— BEGIN Input data —

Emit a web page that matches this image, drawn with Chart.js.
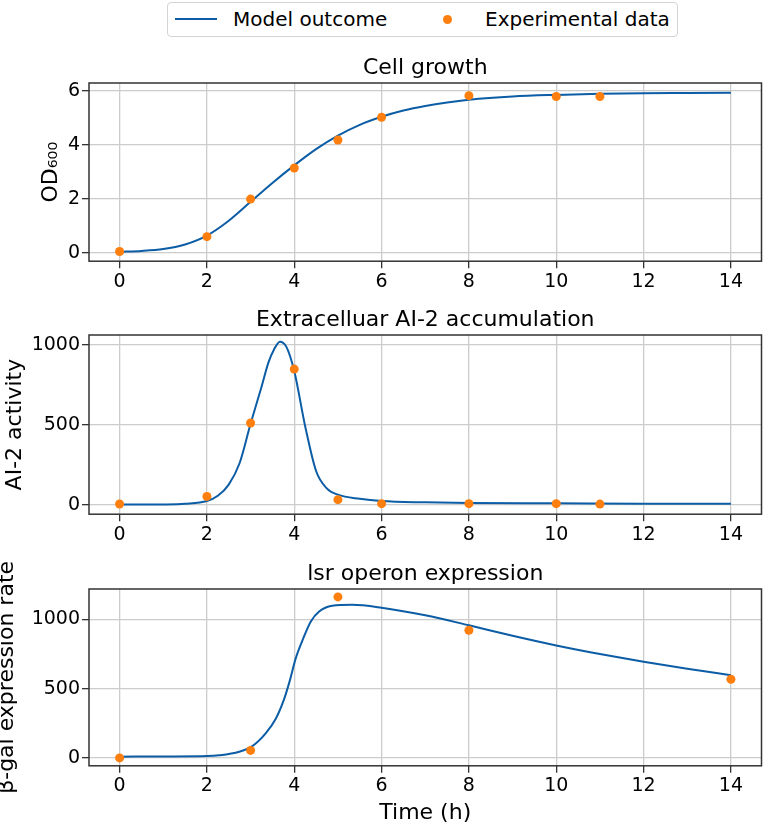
<!DOCTYPE html>
<html>
<head>
<meta charset="utf-8">
<script src="https://cdn.jsdelivr.net/npm/chart.js@4"></script>
<style>
  body { margin: 0; background: #fff; font-family: "DejaVu Sans", sans-serif; }
  #wrap { position: relative; width: 766px; height: 826px; overflow: hidden; }
  canvas { position: absolute; left: 0; }
  #legend { position: absolute; left: 167px; top: 2px; width: 509px; height: 33px;
            border: 1px solid #d4d4d4; border-radius: 4px; font-size: 20px; color: #000; }
  #legend .line { position: absolute; left: 7px; top: 15px; width: 42px; height: 2px; background: #0c5da5; }
  #legend .dot { position: absolute; left: 275px; top: 12px; width: 9px; height: 9px; border-radius: 50%; background: #ff7f0e; }
  #legend span { position: absolute; top: 4px; white-space: nowrap; }
</style>
</head>
<body>
<div id="wrap">
  <div id="legend">
    <div class="line"></div><span style="left:65px">Model outcome</span>
    <div class="dot"></div><span style="left:317px">Experimental data</span>
  </div>
  <canvas id="c1" width="766" height="240" style="top:55px"></canvas>
  <canvas id="c2" width="766" height="241" style="top:307px"></canvas>
  <canvas id="c3" width="766" height="265" style="top:561px"></canvas>
</div>
<script>
// shared x ticks (hours)
const X_TICKS = [0, 2, 4, 6, 8, 10, 12, 14];

// cell growth (OD600)
const growthModelT = [0, 0.5, 1, 1.5, 2, 2.5, 3, 3.5, 4, 4.5, 5, 5.5, 6, 6.5, 7, 7.5, 8, 9, 10, 11, 12, 13, 14];
const growthModelY = [0.05, 0.08, 0.15, 0.32, 0.65, 1.2, 1.9, 2.6, 3.25, 3.85, 4.35, 4.75, 5.05, 5.28, 5.45, 5.58, 5.68, 5.8, 5.86, 5.9, 5.92, 5.93, 5.94];
const growthExpT = [0, 2, 3, 4, 5, 6, 8, 10, 11];
const growthExpY = [0.06, 0.61, 2.0, 3.15, 4.19, 5.03, 5.83, 5.8, 5.8];
const growthTicks = [0, 2, 4, 6];

// extracellular AI-2
const ai2ModelT = [0, 1, 1.5, 2, 2.25, 2.5, 2.75, 3, 3.25, 3.41, 3.54, 3.67, 3.82, 4, 4.25, 4.5, 4.75, 5, 5.5, 6, 7, 8, 10, 12, 14];
const ai2ModelY = [0, 1, 5, 22, 55, 125, 260, 505, 735, 889, 971, 1018, 986, 835, 490, 210, 100, 62, 36, 22, 14, 10, 8, 6, 5];
const ai2ExpT = [0, 2, 3, 4, 5, 6, 8, 10, 11];
const ai2ExpY = [4, 51, 510, 847, 31, 6, 6, 6, 3];
const ai2Ticks = [0, 500, 1000];

// lsr operon expression
const lsrModelT = [0, 1, 2, 2.28, 2.74, 3.04, 3.35, 3.58, 3.77, 3.9, 4.03, 4.19, 4.38, 4.57, 4.87, 5.33, 6, 7, 8, 9, 10, 11, 12, 13, 14];
const lsrModelY = [9, 10, 13, 19, 45, 85, 179, 285, 427, 560, 715, 850, 985, 1057, 1099, 1106, 1085, 1030, 958, 882, 812, 750, 694, 644, 597];
const lsrExpT = [0, 3, 5, 8, 14];
const lsrExpY = [0, 54, 1163, 922, 568];
const lsrTicks = [0, 500, 1000];

Chart.defaults.font.family = '"DejaVu Sans", sans-serif';
Chart.defaults.color = '#000';

const frame = {
  id: 'frame',
  afterDatasetsDraw(chart) {
    const a = chart.chartArea, ctx = chart.ctx;
    ctx.save();
    ctx.strokeStyle = '#333';
    ctx.lineWidth = 1.5;
    ctx.strokeRect(a.left, a.top, a.right - a.left, a.bottom - a.top);
    ctx.restore();
  }
};

function pts(xs, ys) { return xs.map((x, i) => ({ x: x, y: ys[i] })); }

function makeChart(id, cfg) {
  return new Chart(document.getElementById(id), {
    type: 'scatter',
    data: {
      datasets: [
        {
          label: 'Model outcome',
          data: pts(cfg.mt, cfg.my),
          showLine: true,
          pointRadius: 0,
          borderColor: '#0c5da5',
          borderWidth: 2,
          cubicInterpolationMode: 'monotone',
          order: 2
        },
        {
          label: 'Experimental data',
          data: pts(cfg.et, cfg.ey),
          pointRadius: 4.5,
          backgroundColor: '#ff7f0e',
          borderWidth: 0,
          order: 1
        }
      ]
    },
    options: {
      responsive: false,
      animation: false,
      layout: { padding: { left: 0, right: 3, top: 0, bottom: 0 } },
      plugins: {
        legend: { display: false },
        tooltip: { enabled: false },
        title: {
          display: true,
          fullSize: false,
          text: cfg.title,
          font: { size: 22, weight: 'normal', lineHeight: 1.2 },
          padding: { top: 0, bottom: 1.6 },
          color: '#000'
        }
      },
      scales: {
        x: {
          type: 'linear',
          min: -0.7,
          max: 14.7,
          afterBuildTicks: s => { s.ticks = X_TICKS.map(v => ({ value: v })); },
          ticks: { font: { size: 19 }, padding: 2, color: '#000', callback: v => String(v) },
          grid: { color: '#cccccc', lineWidth: 1.3, tickColor: '#333', tickLength: 7, tickWidth: 1.3 },
          border: { display: false },
          title: {
            display: !!cfg.xTitle,
            text: cfg.xTitle || '',
            font: { size: 22, lineHeight: 1.2 },
            padding: { top: 0, bottom: 0 },
            color: '#000'
          }
        },
        y: {
          min: cfg.ymin,
          max: cfg.ymax,
          afterBuildTicks: s => { s.ticks = cfg.yticks.map(v => ({ value: v })); },
          afterFit: s => { s.width = 89; },
          ticks: { font: { size: 19 }, padding: 2, color: '#000', callback: v => String(v) },
          grid: { color: '#cccccc', lineWidth: 1.3, tickColor: '#333', tickLength: 7, tickWidth: 1.3 },
          border: { display: false },
          title: {
            display: true,
            text: cfg.yTitle,
            font: { size: 22, lineHeight: 1 },
            padding: { top: cfg.yPad, bottom: 0 },
            color: '#000'
          }
        }
      }
    },
    plugins: [frame]
  });
}

makeChart('c1', {
  mt: growthModelT, my: growthModelY, et: growthExpT, ey: growthExpY,
  ymin: -0.3, ymax: 6.3, yticks: growthTicks,
  title: 'Cell growth', yTitle: 'OD₆₀₀', yPad: 40
});
makeChart('c2', {
  mt: ai2ModelT, my: ai2ModelY, et: ai2ExpT, ey: ai2ExpY,
  ymin: -60, ymax: 1060, yticks: ai2Ticks,
  title: 'Extracelluar AI-2 accumulation', yTitle: 'AI-2 activity', yPad: 4
});
makeChart('c3', {
  mt: lsrModelT, my: lsrModelY, et: lsrExpT, ey: lsrExpY,
  ymin: -57, ymax: 1220, yticks: lsrTicks,
  title: 'lsr operon expression', yTitle: 'β-gal expression rate', yPad: -4,
  xTitle: 'Time (h)'
});
</script>
</body>
</html>
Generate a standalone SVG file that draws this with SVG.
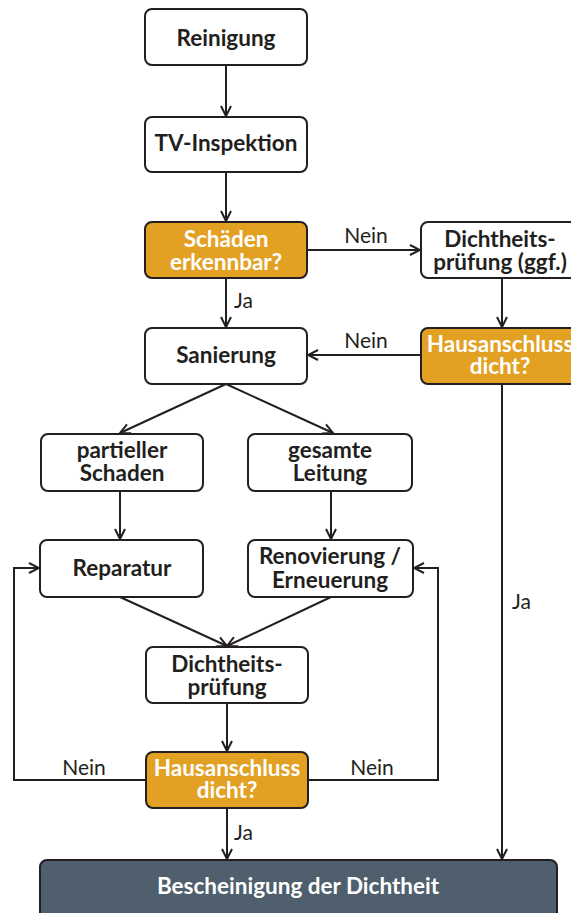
<svg xmlns="http://www.w3.org/2000/svg" width="571" height="913" viewBox="0 0 571 913">
<style>
.box{fill:#fff;stroke:#231f20;stroke-width:2}
.dec{fill:#e3a124;stroke:#231f20;stroke-width:2}
.end{fill:#4f5f6e;stroke:#231f20;stroke-width:2}
.t{font-family:Lato,"Open Sans",sans-serif;font-weight:bold;font-size:22.5px;fill:#231f20;text-anchor:middle}
.tw{fill:#fff}
.lbl{font-family:Lato,"Open Sans",sans-serif;font-size:21px;fill:#231f20}
.c{fill:none;stroke:#231f20;stroke-width:2;marker-end:url(#a)}
</style>
<defs>
<marker id="a" viewBox="0 0 12 12" refX="11" refY="6" markerWidth="12" markerHeight="12" markerUnits="userSpaceOnUse" orient="auto">
<path d="M1,1 L11,6 L1,11" fill="none" stroke="#231f20" stroke-width="2"/>
</marker>
</defs>
<rect width="571" height="913" fill="#fff"/>
<g id="connectors">
<path class="c" d="M226,65 V116"/>
<path class="c" d="M226,172 V221"/>
<path class="c" d="M307,250 H420"/>
<path class="c" d="M502,278 V327"/>
<path class="c" d="M421,355 H308"/>
<path class="c" d="M226,278 V327"/>
<path class="c" d="M226,384 L120,433"/>
<path class="c" d="M226,384 L333,433"/>
<path class="c" d="M120,491 V539"/>
<path class="c" d="M331,491 V539"/>
<path class="c" d="M120,597 L227,646"/>
<path class="c" d="M331,597 L227,646"/>
<path class="c" d="M227,703 V751"/>
<path class="c" d="M146,780 H14 V568 H39"/>
<path class="c" d="M308,780 H438 V568 H414"/>
<path class="c" d="M227,808 V859"/>
<path class="c" d="M502,384 V859"/>
<text class="lbl" x="366" y="243" text-anchor="middle">Nein</text>
<text class="lbl" x="366" y="348" text-anchor="middle">Nein</text>
<text class="lbl" x="234" y="308">Ja</text>
<text class="lbl" x="512" y="609">Ja</text>
<text class="lbl" x="84" y="775" text-anchor="middle">Nein</text>
<text class="lbl" x="372" y="775" text-anchor="middle">Nein</text>
<text class="lbl" x="234" y="840">Ja</text>
</g>
<g id="reinigung"><rect class="box" x="145" y="9" width="162" height="56" rx="7"/><text class="t" x="226" y="46">Reinigung</text></g>
<g id="tv"><rect class="box" x="145" y="117" width="162" height="55" rx="7"/><text class="t" x="226" y="151">TV-Inspektion</text></g>
<g id="schaeden"><rect class="dec" x="145" y="222" width="162" height="56" rx="7"/><text class="t tw" x="226" y="247">Schäden</text><text class="t tw" x="226" y="270">erkennbar?</text></g>
<g id="dichtheit-ggf"><rect class="box" x="421" y="222" width="156" height="56" rx="7"/><text class="t" x="500" y="247">Dichtheits-</text><text class="t" x="500" y="270">prüfung (ggf.)</text></g>
<g id="hausanschluss-oben"><rect class="dec" x="421" y="328" width="156" height="56" rx="7"/><text class="t tw" x="500" y="352">Hausanschluss</text><text class="t tw" x="500" y="374">dicht?</text></g>
<g id="sanierung"><rect class="box" x="145" y="328" width="162" height="56" rx="7"/><text class="t" x="226" y="363">Sanierung</text></g>
<g id="partiell"><rect class="box" x="41" y="434" width="162" height="57" rx="7"/><text class="t" x="122" y="458">partieller</text><text class="t" x="122" y="481">Schaden</text></g>
<g id="gesamt"><rect class="box" x="248" y="434" width="164" height="57" rx="7"/><text class="t" x="330" y="458">gesamte</text><text class="t" x="330" y="481">Leitung</text></g>
<g id="reparatur"><rect class="box" x="40" y="540" width="163" height="57" rx="7"/><text class="t" x="122" y="576">Reparatur</text></g>
<g id="renovierung"><rect class="box" x="248" y="540" width="165" height="57" rx="7"/><text class="t" x="330" y="564">Renovierung /</text><text class="t" x="330" y="588">Erneuerung</text></g>
<g id="dichtheit"><rect class="box" x="146" y="647" width="162" height="56" rx="7"/><text class="t" x="227" y="672">Dichtheits-</text><text class="t" x="227" y="695">prüfung</text></g>
<g id="hausanschluss-unten"><rect class="dec" x="146" y="752" width="162" height="56" rx="7"/><text class="t tw" x="227" y="776">Hausanschluss</text><text class="t tw" x="227" y="798">dicht?</text></g>
<g id="bescheinigung"><rect class="end" x="40" y="860" width="517" height="60" rx="7"/><text class="t tw" x="298" y="894">Bescheinigung der Dichtheit</text></g>
</svg>
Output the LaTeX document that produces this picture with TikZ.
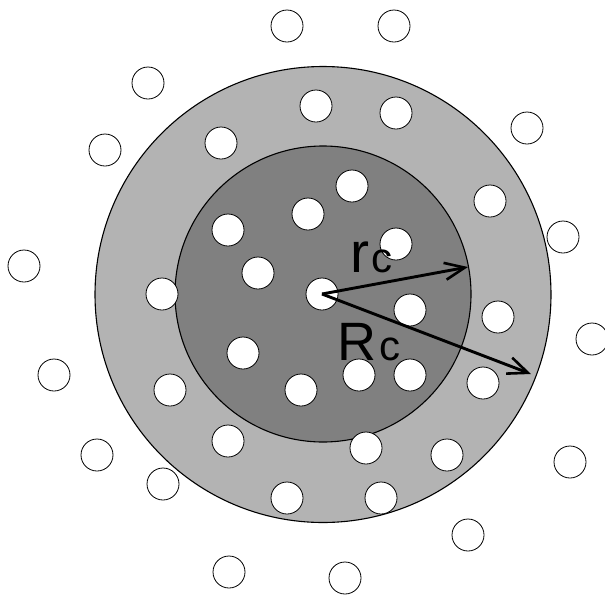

— END Input data —

Aim: Write out each line of the listing above, exactly, from its first line to the line holding "const X_TICKS = [0, 2, 4, 6, 8, 10, 12, 14];", inclusive. Skip the pictures.

Written reply:
Emit a web page that matches this image, drawn with Chart.js.
<!DOCTYPE html>
<html>
<head>
<meta charset="utf-8">
<script src="https://cdn.jsdelivr.net/npm/chart.js@4"></script>
<style>
  body { margin: 0; background: #fff; font-family: "DejaVu Sans", sans-serif; }
  #wrap { position: relative; width: 766px; height: 826px; overflow: hidden; }
  canvas { position: absolute; left: 0; }
  #legend { position: absolute; left: 167px; top: 2px; width: 509px; height: 33px;
            border: 1px solid #d4d4d4; border-radius: 4px; font-size: 20px; color: #000; }
  #legend .line { position: absolute; left: 7px; top: 15px; width: 42px; height: 2px; background: #0c5da5; }
  #legend .dot { position: absolute; left: 275px; top: 12px; width: 9px; height: 9px; border-radius: 50%; background: #ff7f0e; }
  #legend span { position: absolute; top: 4px; white-space: nowrap; }
</style>
</head>
<body>
<div id="wrap">
  <div id="legend">
    <div class="line"></div><span style="left:65px">Model outcome</span>
    <div class="dot"></div><span style="left:317px">Experimental data</span>
  </div>
  <canvas id="c1" width="766" height="240" style="top:55px"></canvas>
  <canvas id="c2" width="766" height="241" style="top:307px"></canvas>
  <canvas id="c3" width="766" height="265" style="top:561px"></canvas>
</div>
<script>
// shared x ticks (hours)
const X_TICKS = [0, 2, 4, 6, 8, 10, 12, 14];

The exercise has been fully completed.